To focus on the recording and the medium. This is not the first music issue on Blu-Ray but it is the first from mass-market leaders Naxos and they have announced several more including four Dvorák symphonies. Clearly they are seriously testing out the market for a medium which will not play on anything except a Blu-Ray-capable player, thus the notice on the packaging about it not working on a CD or standard DVD player. Given that the classical market is a tiny fraction of the CD market, that modern classical music is a fraction of that fraction, and finally that Blu-Ray is a fraction of the DVD market, Naxos have set themselves a huge task to sell more than a handful of any one disc in this series. This 2006 recording was made in 24-bit 88.2 kHz and this fact is emblazoned across the top of the cover as if it mattered. What you hear is not 24-bit / 88.2 kHz, that was the digital format for the failed DVD-Audio market, but DTS High Definition Master Audio and that provides 24-bit 96 kHz in 6 channels: 5 surround and one for the subwoofer if you have one.

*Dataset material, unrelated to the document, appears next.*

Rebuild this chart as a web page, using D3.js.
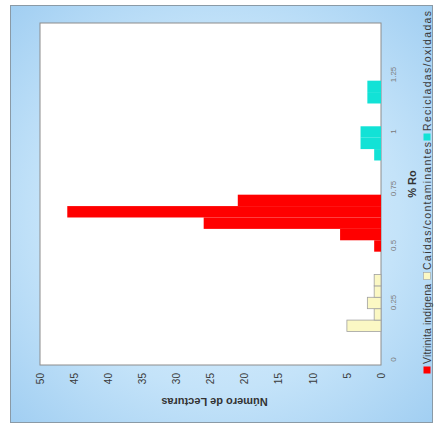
<!DOCTYPE html>
<html>
<head>
<meta charset="utf-8">
<script src="https://cdn.jsdelivr.net/npm/d3@7"></script>
<style>
  html, body { margin: 0; padding: 0; background: #ffffff; }
  svg { display: block; font-family: Arial, "Liberation Sans", sans-serif; }
</style>
</head>
<body>
<svg id="chart" width="435" height="428"></svg>
<script>
// ---- data ----
const binWidth = 0.05;
const vitriniteCenters = [0.50, 0.55, 0.60, 0.65, 0.70];
const vitriniteCounts  = [1, 6, 26, 46, 21];
const caidasCenters    = [0.15, 0.20, 0.25, 0.30, 0.35];
const caidasCounts     = [5, 1, 2, 1, 1];
const recicCenters     = [0.90, 0.95, 1.00, 1.15, 1.20];
const recicCounts      = [1, 3, 3, 2, 2];
const xTicks = [0, 0.25, 0.5, 0.75, 1, 1.25];
const xTickLabels = ["0", "0.25", "0.5", "0.75", "1", "1.25"];
const yTicks = [0, 5, 10, 15, 20, 25, 30, 35, 40, 45, 50];
const legendLabels = ["Vitrinita indígena", "Caídas/contaminantes", "Recicladas/oxidadas"];
const xTitle = "% Ro";
const yTitle = "Número de Lecturas";

const seriesColors = ["#ff0000", "#fbf8c4", "#12e2d6"];
const seriesStroke = ["none", "#a0a0a0", "none"];

const svg = d3.select("#chart");
const defs = svg.append("defs");
const grad = defs.append("radialGradient").attr("id", "bg").attr("cx", "50%").attr("cy", "50%").attr("r", "70%");
grad.append("stop").attr("offset", "0%").attr("stop-color", "#e4f3fd");
grad.append("stop").attr("offset", "60%").attr("stop-color", "#c4e3f9");
grad.append("stop").attr("offset", "100%").attr("stop-color", "#a2cff2");

// background frame (screen coordinates)
svg.append("rect").attr("x", 0).attr("y", 0).attr("width", 435).attr("height", 428).attr("fill", "#ffffff");
svg.append("rect").attr("x", 10.5).attr("y", 5.5).attr("width", 422).attr("height", 417)
  .attr("fill", "url(#bg)").attr("stroke", "#8a9aa6").attr("stroke-width", 1);

// rotated group: inner (u,v) -> screen (v, 428-u)
const g = svg.append("g").attr("transform", "translate(0,428) rotate(-90)");

const x = d3.scaleLinear().domain([-0.022, 1.478]).range([63, 405]);
const y = d3.scaleLinear().domain([0, 50]).range([381, 40]);

// plot area
g.append("rect").attr("x", x.range()[0]).attr("y", y.range()[1])
  .attr("width", x.range()[1] - x.range()[0]).attr("height", y.range()[0] - y.range()[1])
  .attr("fill", "#ffffff").attr("stroke", "#8c8c8c").attr("stroke-width", 1);

const series = [
  { centers: vitriniteCenters, counts: vitriniteCounts },
  { centers: caidasCenters, counts: caidasCounts },
  { centers: recicCenters, counts: recicCounts }
];

series.forEach((s, i) => {
  const data = s.centers.map((c, k) => ({ c, v: s.counts[k] }));
  g.append("g").selectAll("rect").data(data).join("rect")
    .attr("x", d => x(d.c - binWidth / 2))
    .attr("width", d => x(d.c + binWidth / 2) - x(d.c - binWidth / 2))
    .attr("y", d => y(d.v))
    .attr("height", d => y(0) - y(d.v))
    .attr("fill", seriesColors[i])
    .attr("stroke", seriesStroke[i])
    .attr("stroke-width", 0.8);
});

// x axis (category, % Ro)
const xAxis = d3.axisBottom(x).tickValues(xTicks).tickFormat((d, i) => xTickLabels[i]).tickSize(0).tickPadding(9);
const xg = g.append("g").attr("transform", `translate(0,${y(0)})`).call(xAxis);
xg.select(".domain").remove();
xg.selectAll("text").attr("fill", "#7a7a7a").attr("font-size", 8);

// y axis (counts)
const yAxis = d3.axisLeft(y).tickValues(yTicks).tickSize(0).tickPadding(8);
const yg = g.append("g").attr("transform", `translate(${x.range()[0]},0)`).call(yAxis);
yg.select(".domain").remove();
yg.selectAll("text").attr("fill", "#3a3a3a").attr("font-size", 10);

// titles
g.append("text").attr("x", (x.range()[0] + x.range()[1]) / 2 + 10).attr("y", 416)
  .attr("text-anchor", "middle").attr("font-size", 11).attr("font-weight", "bold").attr("fill", "#333")
  .text(xTitle);
g.append("text").attr("transform", `translate(30,${(y.range()[0] + y.range()[1]) / 2 + 4}) rotate(-90)`)
  .attr("text-anchor", "middle").attr("font-size", 11).attr("font-weight", "bold").attr("fill", "#333")
  .text(yTitle);

// legend
const legendX = [58, 152, 291];
const legendLen = [80, 128, 120];
const lg = g.append("g");
legendLabels.forEach((lab, i) => {
  lg.append("rect").attr("x", legendX[i] - 3.5).attr("y", 423.5).attr("width", 7).attr("height", 7)
    .attr("fill", seriesColors[i]).attr("stroke", seriesStroke[i]).attr("stroke-width", 0.6);
  lg.append("text").attr("x", legendX[i] + 6).attr("y", 431).attr("font-size", 10.5).attr("fill", "#3a3a3a")
    .attr("textLength", legendLen[i]).attr("lengthAdjust", "spacing")
    .text(lab);
});
</script>
</body>
</html>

Naxos made a series of DVD-A discs a few years back, thus the present recording format; then they tried out SACD - yet another format. Both failed because few people had the equipment to play the discs and Naxos withdrew from that market. Blu-Ray is different because it is possible to play these music-only discs on any Blu-Ray video equipped home cinema system. How many people will purchase both the latest Hollywood blockbuster and John Corigliano's latest symphony remains to be seen! This particular issue is very well recorded indeed. I would go so far as to say it is one of the best I've ever heard. Since the music demands actual surround distribution of forces the use of the extra channels is not merely self indulgence by the engineers. The dynamic range on the disc is little short of frightening. If you do not jump when the music starts you have not turned the volume up far enough and you will not hear the quietest passages, of which there are plenty. Why the disc requests contact with the internet I do not know. I tried saying yes and no for two playings and detected no change in facilities. Maybe someone somewhere in Naxos marketing has noted the fact that I played the disc. I will be very interested to hear the Dvorák symphonies which make very different, much subtler, demands on a surround recording.